The next stop was Australia, where I hoped to spend six months, working wherever I could, then a few months in New Zealand and the South Pacific Islands. However, my plans changed irrevocably when I met a lovely Swiss woman, Claudia, in Alice Springs. Undoubtedly swept away by my lack of a job or real future, she agreed to allow me to follow her back to Switzerland where, a few months later, she gave up her job to continue traveling with me. Over the next couple years we backpacked the U.S., Eastern Europe and Australia/New Zealand, before marrying and settling in the mountains of Colorado, in a small town called Salida.
In Colorado we starved and froze, started our own electronics business, and had a couple of sons, Dylan and Daniel. In 2005 we shut the business down and moved back to Tucson.
Through all this I have continued to write. My first six books, which included a fantasy trilogy, a science thriller and a horror novel, admittedly weren’t all that good, but I learned a lot from writing them (many years ago I read some advice Stephen King gave to young writers, something to the effect that you’ll write a million words of crap before anything really good comes out and, in my case at least, it was true).
Anyway, somewhere in the mid-2000s it all finally started to click. My characters and scenes just started to come alive. Since then I have written an epic fantasy series, The Devastation Wars, and am just wrapping up the fifth and final book. I’ve written the action thriller Watching the End of the World, and I’m writing a book about growing up on a cattle ranch.
What is the name of your latest book and what inspired it?
Watching the End of the World is the name of my latest book (although I have a new one, book five in my fantasy series, which will come out very soon).
Spoiler Alert!
This story was born somewhere around 2011. My son, Dylan, was watching a reality show that was set in a warehouse in LA. The premise of the show was that civilization had collapsed and the participants had to find ways to filter water, collect food and so on. It was actually rather interesting watching the participants figure out how to use what was available to meet their needs.
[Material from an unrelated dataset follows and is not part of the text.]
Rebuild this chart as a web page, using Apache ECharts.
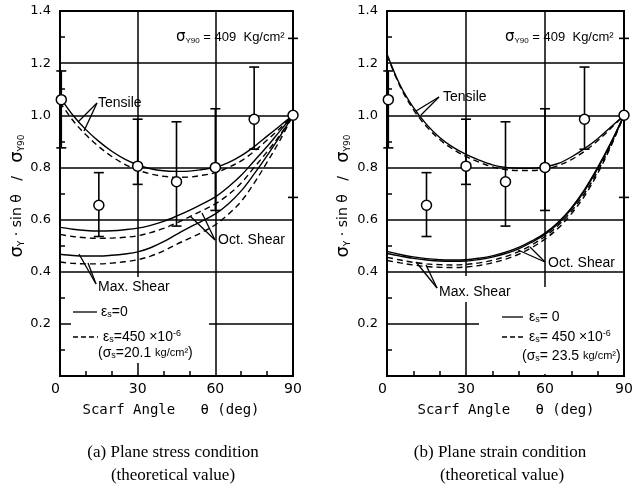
<!DOCTYPE html>
<html>
<head>
<meta charset="utf-8">
<script src="https://cdn.jsdelivr.net/npm/echarts@6/dist/echarts.min.js"></script>
<style>
html,body{margin:0;padding:0;background:#fff;}
#chart{width:639px;height:486px;}
</style>
</head>
<body>
<div id="chart"></div>
<script>
// scarf angle (deg) for the theoretical curves
const theta = [0,5,10,15,20,25,30,35,40,45,50,55,60,65,70,75,80,85,90];

// (a) plane stress
const stressTensileSolid  = [1.07,1.0,0.945,0.90,0.862,0.832,0.81,0.795,0.787,0.785,0.786,0.792,0.80,0.818,0.845,0.88,0.92,0.96,1.0];
const stressTensileDashed = [1.05,0.98,0.925,0.88,0.842,0.812,0.79,0.775,0.766,0.762,0.763,0.77,0.78,0.80,0.825,0.862,0.905,0.95,1.0];
const stressOctSolid  = [0.57,0.563,0.558,0.556,0.557,0.561,0.567,0.578,0.593,0.613,0.635,0.66,0.687,0.725,0.77,0.825,0.88,0.94,1.0];
const stressOctDashed = [0.543,0.535,0.53,0.528,0.529,0.532,0.538,0.55,0.566,0.587,0.61,0.635,0.66,0.695,0.74,0.80,0.86,0.925,1.0];
const stressMaxSolid  = [0.467,0.462,0.46,0.46,0.463,0.468,0.476,0.492,0.515,0.543,0.57,0.595,0.622,0.66,0.71,0.775,0.845,0.92,1.0];
const stressMaxDashed = [0.437,0.432,0.43,0.43,0.433,0.438,0.446,0.46,0.48,0.505,0.528,0.552,0.58,0.62,0.67,0.74,0.82,0.905,1.0];

// (b) plane strain
const strainTensileSolid  = [1.235,1.115,1.03,0.965,0.915,0.878,0.85,0.828,0.81,0.80,0.797,0.797,0.802,0.815,0.84,0.872,0.91,0.955,1.0];
const strainTensileDashed = [1.23,1.11,1.022,0.957,0.907,0.87,0.842,0.82,0.802,0.792,0.788,0.788,0.793,0.807,0.83,0.862,0.902,0.95,1.0];
const strainOctSolid  = [0.478,0.466,0.457,0.45,0.446,0.445,0.446,0.452,0.461,0.475,0.493,0.518,0.548,0.59,0.645,0.715,0.80,0.895,1.0];
const strainMaxSolid  = [0.47,0.46,0.451,0.445,0.441,0.44,0.441,0.447,0.456,0.47,0.488,0.513,0.543,0.585,0.64,0.71,0.795,0.892,1.0];
const strainOctDashed = [0.455,0.445,0.436,0.43,0.427,0.426,0.428,0.434,0.444,0.458,0.477,0.503,0.535,0.577,0.632,0.70,0.785,0.885,1.0];
const strainMaxDashed = [0.443,0.434,0.426,0.42,0.417,0.416,0.418,0.424,0.434,0.448,0.467,0.493,0.525,0.567,0.622,0.69,0.777,0.88,1.0];

// experimental points (same in both panels)
const expAngle = [0.5,15,30,45,60,75,90];
const expMean  = [1.06,0.655,0.805,0.745,0.80,0.985,1.0];
const expHigh  = [1.17,0.78,0.985,0.975,1.025,1.185,1.295];
const expLow   = [0.875,0.535,0.735,0.575,0.635,0.87,0.685];

const chart = echarts.init(document.getElementById('chart'));
const BLK = '#000';
const sans = '"DejaVu Sans", sans-serif';
const lib = '"Liberation Sans", sans-serif';

function curve(idx, vals, dashed) {
  return {
    type: 'line', xAxisIndex: idx, yAxisIndex: idx,
    data: theta.map((t, i) => [t, vals[i]]),
    smooth: 0.35, symbol: 'none', silent: true, z: 3,
    lineStyle: { color: BLK, width: 1.4, type: dashed ? [6, 4] : 'solid' }
  };
}

function errorBars(idx) {
  return {
    type: 'custom', xAxisIndex: idx, yAxisIndex: idx, z: 4, silent: true,
    data: expAngle.map((a, i) => [a, expLow[i], expHigh[i]]),
    encode: { x: 0, y: [1, 2] },
    renderItem: function (params, api) {
      const top = api.coord([api.value(0), api.value(2)]);
      const bot = api.coord([api.value(0), api.value(1)]);
      const w = 5;
      const st = { stroke: BLK, lineWidth: 1.6 };
      return {
        type: 'group',
        children: [
          { type: 'line', shape: { x1: top[0], y1: top[1], x2: bot[0], y2: bot[1] }, style: st },
          { type: 'line', shape: { x1: top[0] - w, y1: top[1], x2: top[0] + w, y2: top[1] }, style: st },
          { type: 'line', shape: { x1: bot[0] - w, y1: bot[1], x2: bot[0] + w, y2: bot[1] }, style: st }
        ]
      };
    }
  };
}

function points(idx) {
  return {
    type: 'scatter', xAxisIndex: idx, yAxisIndex: idx, z: 5, silent: true,
    data: expAngle.map((a, i) => [a, expMean[i]]),
    symbol: 'circle', symbolSize: 10,
    itemStyle: { color: '#fff', borderColor: BLK, borderWidth: 1.5, opacity: 1 }
  };
}

function xAxis(idx) {
  return {
    type: 'value', gridIndex: idx, min: 0, max: 90, interval: 30,
    axisLine: { lineStyle: { color: BLK, width: 2 } },
    axisTick: { show: false, inside: true, length: 5 },
    minorTick: { show: true, splitNumber: 3, length: 5, lineStyle: { color: BLK, width: 1.5 } },
    splitLine: { show: true, lineStyle: { color: BLK, width: 1.5 } },
    axisLabel: { color: BLK, fontSize: 14, fontFamily: sans, margin: 6, alignMinLabel: 'right' }
  };
}

function yAxis(idx) {
  return {
    type: 'value', gridIndex: idx, min: 0, max: 1.4, interval: 0.2,
    axisLine: { show: true, lineStyle: { color: BLK, width: 2 } },
    axisTick: { show: false, inside: true, length: 5 },
    minorTick: { show: true, splitNumber: 2, length: 5, lineStyle: { color: BLK, width: 1.5 } },
    splitLine: { show: true, lineStyle: { color: BLK, width: 1.5 } },
    axisLabel: {
      color: BLK, fontSize: 13, fontFamily: sans, margin: 9,
      formatter: v => (v === 0 ? '' : v.toFixed(1))
    }
  };
}

const rich = {
  g: { fontSize: 18, fontFamily: sans, color: BLK },
  a: { fontSize: 15, fontFamily: sans, color: BLK },
  n: { fontSize: 14, fontFamily: sans, color: BLK },
  s: { fontSize: 9, fontFamily: sans, color: BLK, verticalAlign: 'bottom', padding: [6, 0, 0, 0] },
  as: { fontSize: 8, fontFamily: lib, color: BLK, verticalAlign: 'bottom', padding: [5, 0, 0, 0] },
  t: { fontSize: 13, fontFamily: lib, color: BLK },
  L: { fontSize: 14, fontFamily: lib, color: BLK },
  ls: { fontSize: 9, fontFamily: lib, color: BLK, verticalAlign: 'bottom', padding: [5, 0, 0, 0] },
  lp: { fontSize: 9, fontFamily: lib, color: BLK, verticalAlign: 'top', padding: [0, 0, 6, 0] },
  lk: { fontSize: 11, fontFamily: lib, color: BLK }
};

function txt(x, y, text, opts) {
  return Object.assign({
    type: 'text', x: x, y: y, z: 10, silent: true,
    style: Object.assign({ text: text, fill: BLK, font: '13px ' + lib, align: 'left', verticalAlign: 'middle', rich: rich }, (opts && opts.style) || {})
  }, (opts && opts.el) || {});
}
function seg(x1, y1, x2, y2, dashed) {
  return { type: 'line', z: 10, silent: true, shape: { x1, y1, x2, y2 },
    style: { stroke: BLK, lineWidth: 1.3, lineDash: dashed ? [5, 3] : null } };
}
function mask(x, y, w, h) {
  return { type: 'rect', z: 1, silent: true, shape: { x, y, width: w, height: h }, style: { fill: '#fff' } };
}

const yName = '{g|σ}{s|Y}{n| · sin θ   /   }{g|σ}{s|Y90}';
const annot = '{a|σ}{as|Y90}{t| = 409  Kg/cm²}';
const xName = 'Scarf Angle   θ (deg)';

const graphics = [
  // gaps in the grid behind the legends and labels
  mask(71, 277, 138, 86),
  mask(479, 318, 144, 10),
  mask(461, 276, 10, 26),
  mask(541, 287, 10, 87),

  // axis names
  txt(17, 196, yName, { style: { align: 'center' }, el: { rotation: Math.PI / 2 } }),
  txt(343, 196, yName, { style: { align: 'center' }, el: { rotation: Math.PI / 2 } }),
  txt(171, 410, xName, { style: { align: 'center', font: '14px "DejaVu Sans Mono", monospace' } }),
  txt(506, 410, xName, { style: { align: 'center', font: '14px "DejaVu Sans Mono", monospace' } }),

  // captions
  txt(173, 453, '(a) Plane stress condition', { style: { align: 'center', font: '17px "Liberation Serif", serif' } }),
  txt(173, 476, '(theoretical value)', { style: { align: 'center', font: '17px "Liberation Serif", serif' } }),
  txt(500, 453, '(b) Plane strain condition', { style: { align: 'center', font: '17px "Liberation Serif", serif' } }),
  txt(502, 476, '(theoretical value)', { style: { align: 'center', font: '17px "Liberation Serif", serif' } }),

  // reference strength
  txt(176, 37, annot),
  txt(505, 37, annot),

  // curve labels, panel (a)
  txt(98, 103, 'Tensile', { style: { font: '14px ' + lib } }),
  seg(97, 103, 78, 122), seg(97, 103, 84, 131),
  txt(218, 240, 'Oct. Shear', { style: { font: '14px ' + lib } }),
  seg(215, 240, 190, 216), seg(215, 240, 202, 213),
  txt(98, 287, 'Max. Shear', { style: { font: '14px ' + lib } }),
  seg(96, 284, 79, 254), seg(96, 284, 88, 263),

  // curve labels, panel (b)
  txt(443, 97, 'Tensile', { style: { font: '14px ' + lib } }),
  seg(439, 97, 416, 111), seg(439, 97, 421, 115),
  txt(548, 263, 'Oct. Shear', { style: { font: '14px ' + lib } }),
  seg(545, 262, 518, 250), seg(545, 262, 530, 247),
  txt(439, 292, 'Max. Shear', { style: { font: '14px ' + lib } }),
  seg(437, 288, 416, 262), seg(437, 288, 426, 265),

  // legend, panel (a)
  seg(73, 312, 97, 312, false),
  txt(101, 312, '{L|ε}{ls|s}{L|=0}'),
  seg(73, 337, 98, 337, true),
  txt(103, 337, '{L|ε}{ls|s}{L|=450 ×10}{lp|-6}'),
  txt(98, 353, '{L|(σ}{ls|s}{L|=20.1 }{lk|kg/cm²}{L|)}'),

  // legend, panel (b)
  seg(502, 317, 523, 317, false),
  txt(529, 317, '{L|ε}{ls|s}{L|= 0}'),
  seg(502, 337, 524, 337, true),
  txt(529, 337, '{L|ε}{ls|s}{L|= 450 ×10}{lp|-6}'),
  txt(522, 356, '{L|(σ}{ls|s}{L|= 23.5 }{lk|kg/cm²}{L|)}')
];

const option = {
  animation: false,
  backgroundColor: '#fff',
  grid: [
    { left: 60, top: 11, width: 233, height: 365, show: true, borderColor: BLK, borderWidth: 2, backgroundColor: 'transparent' },
    { left: 387, top: 11, width: 237, height: 365, show: true, borderColor: BLK, borderWidth: 2, backgroundColor: 'transparent' }
  ],
  xAxis: [xAxis(0), xAxis(1)],
  yAxis: [yAxis(0), yAxis(1)],
  graphic: { elements: graphics },
  series: [
    curve(0, stressTensileSolid, false),
    curve(0, stressTensileDashed, true),
    curve(0, stressOctSolid, false),
    curve(0, stressOctDashed, true),
    curve(0, stressMaxSolid, false),
    curve(0, stressMaxDashed, true),
    errorBars(0),
    points(0),
    curve(1, strainTensileSolid, false),
    curve(1, strainTensileDashed, true),
    curve(1, strainOctSolid, false),
    curve(1, strainMaxSolid, false),
    curve(1, strainOctDashed, true),
    curve(1, strainMaxDashed, true),
    errorBars(1),
    points(1)
  ]
};
chart.setOption(option);
</script>
</body>
</html>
But it turned silly when they were “raided” by motorcycle-riding hooligans and had to “fight” them off. Clearly everyone knew it was fake so there was no real dramatic tension. At one point I turned to Dylan and said, “Wouldn’t it be awesome if those people actually thought the world had ended?”
That sparked a discussion as to whether such a feat could be pulled off. Since my sons and I have always enjoyed debating post-apocalyptic scenarios, this became a favorite topic over the next couple years. (Hint: Don’t watch a zombie movie with us. We spend half the time on pause talking about what the characters should have done in every situation.)
What authors, or books have influenced you?
Way too many to do real justice. Edgar Allen Poe, Stephen King, Steven Ericksen, Matt Stover, Jane Austen, Mark Twain, Louis Lamour, Stephen Donaldson, JRR Tolkien.
What are you working on now?
I am finishing up my fantasy series, The Devastation Wars, and writing a book about growing up on a ranch, which will be largely humorous.